The English Market
One of the oldest municipal food markets in the world, the English Market in Cork city centre has been in existence since 1788, but the majority of the buildings that make up the modern-day market date back to the Victorian era. In 1862, in response to the arrival of a competing market close by, Cork city and county surveyor Sir John Benson was charged with creating a new design for the section of the English Market still referred to today as Princes Street Market, including a grand new entrance on Princes Street, a roofed interior, and the addition of a balcony.
Two decades later the original section, known as Grand Parade Market, was also updated. After a gas explosion fire destroyed the Princes Street part of the market in 1980, Cork City Council undertook an ambitious restoration, which won a conservation award from Europa Nostra, a heritage foundation.
St Fin Barre’s Cathedral
Dedicated to the city’s patron saint, this Victorian, gothic-revival-style Church of Ireland cathedral on Cork’s Bishop Street was first consecrated in 1870, although construction didn’t completely come to an end until 1879. It stands on the site of a former monastery founded by Saint Finbarr in 606 and is said to be at least the third structure built in his name at the location, the first of which was damaged during the 1690 Siege of Cork.

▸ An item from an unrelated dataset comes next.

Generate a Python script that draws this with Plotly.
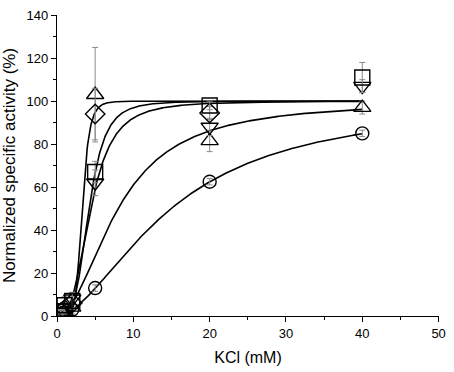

The striking cathedral was the first major work by the English architect William Burges, who is described by respected architectural historian J. Mordaunt Crook as possibly ‘the greatest art-architect of the gothic revival’. Burges was also responsible for designing the decorative work on the interior, including stained glass, mosaics and sculptures. Architects used limestone and marble sourced from County Cork throughout the triple-spired cathedral, which is one of the most important examples of 19th-century architecture in Ireland.
Cork City Courthouse
The Cork City Courthouse that currently stands on Washington Street was built in 1895 to replace a predecessor at the same location which had burnt down four years earlier, along with many of the city’s records. The newer, neo-classical design created by local architect W. H. Hill incorporates the existing 1836 octostyle Corinthian portico and façade, the only elements of the original building that survived.
Hill’s design stood the test of time, going mostly unchanged until the early 2000s when a sympathetic refurbishment began, in order to improve the building’s accessibility and functionality. Although modernised, the courthouse retains much of its late 19th-century architecture. To this day, its crowning glory remains the entrance hall dome, which was restored and re-fenestrated as part of the recent renovations.
Cork City Hall
The meeting place of Cork City Council, Cork City Hall is another rebuild of an earlier structure, this one ruined during the 1920 ‘Burning of Cork’ by the British. Architect partners Jones & Kelly, based in Dublin, designed the second city hall, opened by then-President of the Executive Council of the Irish Free State Éamon de Valera in 1936. A domed clock tower tops the commanding three-storey limestone building on the southern bank of the River Lee.
The Main Quadrangle at University College Cork
Cork is a university city, and the world-class college to the west of the urban centre is the site of some of its finest architecture. First founded as one of Ireland’s three Queen’s Collegesin 1845, University College Cork (UCC) was designed by Benjamin Woodward and Thomas Deane – the duo behind the Oxford University Museum of Natural History and the Museum building at Dublin’s Trinity College. The university’s limestone main quadrangle, constructed between 1847 and 1849, is in the Tudor-gothic style of medieval universities such as the UK’s Oxford and Cambridge.
Lewis Glucksman Gallery
Another UCC building, the sleek Lewis Glucksman Gallery, designed by Irish architects O’Donnell + Tuomey, is one of Cork’s newest buildings and one of the most widely praised, having earned many accolades since being added to the campus in 2004. As well as being named Ireland’s Best Public Building in 2005, its architecture also won a UK Civic Trust award, a RIBA award and was shortlisted for the Royal Institute of British Architects Stirling Prize. The wood-covered gallery building was designed to fit seamlessly in with its sylvan surroundings.
The site of Blackrock Castle was first a fort, built in 1582 in order to protect the harbour city from pirates and others who may have meant it harm. It later became a castle, and separate fires damaged the tower and then the entire castle – the most recent renovations took place in 1829 under prolific architect brothers George and James Pain. Currently in use as an observatory, their design pays homage to and contains parts of the original 16th-century structure.
Holy Trinity Church
According to a 2015 book about the building, the original design for the Catholic Holy Trinity Church on Father Mathew Quay was yet another work of George Pain, although construction went on for decades, and the project ended up having multiple authors. The result is a towering gothic revival edifice, known for its steep spire and decorative carvings. Inside, the church features a stained-glass window by the renowned stained-glass artist Harry Clarke.